The 6th Circuit’s opinion “is not only poorly reasoned but quite narrow,” Reid added. It “does little more than misapply Loper Bright and Brand X, and thus is somewhat unlikely to significantly influence future analysis of the issues.”

The odds of SCOTUS granting cert were “pretty slim in the absence of a circuit split,” noted Boston College law professor Daniel Lyons. The “silver lining” for net neutrality advocates is that the 6th Circuit's decision “leaves a lot of space for intervention at the state level, which is where many net neutrality supporters have turned their efforts, and I expect they will continue to do so.”

Free State Foundation President Randolph May said he expects further litigation. “Like a dog gripping its favorite bone, it is difficult for the pro-regulation advocates to give up litigating net neutrality,” he said in an email. “A rational calculation, based on the jurisprudence, is that the [Jessica] Rosenworcel FCC’s order would be reversed by the Supreme Court.” May said a SCOTUS decision could “put a nail in the coffin” of further FCC attempts to adopt new net neutrality rules.

Some lawyers see the 6th Circuit opinion as “weak,” said Andrew Schwartzman, senior counselor at the Benton Institute for Broadband & Society. Several “have told me they think that a court inclined to reach the same result could have done a much better job.”

Panjwani said that opponents declaring net neutrality rules “dead forever is a little bit presumptuous, unless they’re pretending” that rules in California and other states don’t exist. Most major ISPs have a presence in California, and it's difficult for them not to follow those rules, he noted. “It’s definitely not true that we’re in a rules-free state now,” he said. “This is a part of this alternative version of history … that says we’ve always been in this laissez-faire utopia free of regulation, except in those dark two years when the Tom Wheeler FCC imposed the investment-crushing burden of rules.”

Joe Kane, the Information Technology and Innovation Foundation's director of broadband and spectrum policy, said the 6th Circuit case is interesting as “an early post-Loper Bright decision.” That means courts would view critically “a quick flip-flop” on rules from the previous administration, he said. “But that also means a Supreme Court decision upholding a Title I classification for broadband will have a lot of staying power.

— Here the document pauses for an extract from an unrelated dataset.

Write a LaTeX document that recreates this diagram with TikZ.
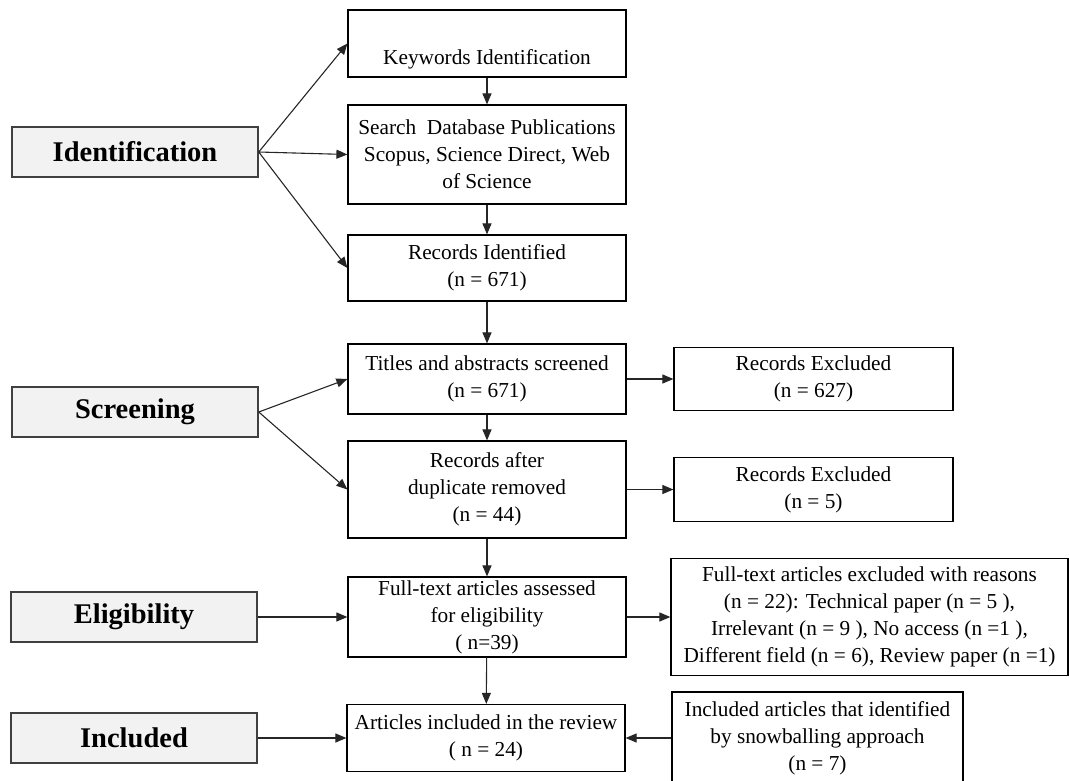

The current court seems more likely to affirm Title I than to reverse and impose Title II.”

“It was already difficult to believe” the internet needed utility regulation in 2015, when the Wheeler FCC acted, Kane said. The broadband market today “is even more competitive, with whole new categories of broadband technology joining the ever-expanding wireline networks.”

American University administrative law professor Jeffrey Lubbers said the 6th Circuit “took a very narrow view of the assurances that the Supreme Court gave in Loper Bright that a previous decision’s ‘[m]ere reliance on Chevron’ is not enough to counter the force of stare decisis; a challenger will need an additional ‘special justification.’” The decision “took the view that the Supreme Court’s assurance only extended to ‘specific agency actions’ that had been held lawful under Chevron but concluded that the FCC rule under review was a different action than the ones upheld earlier,” he said in an email.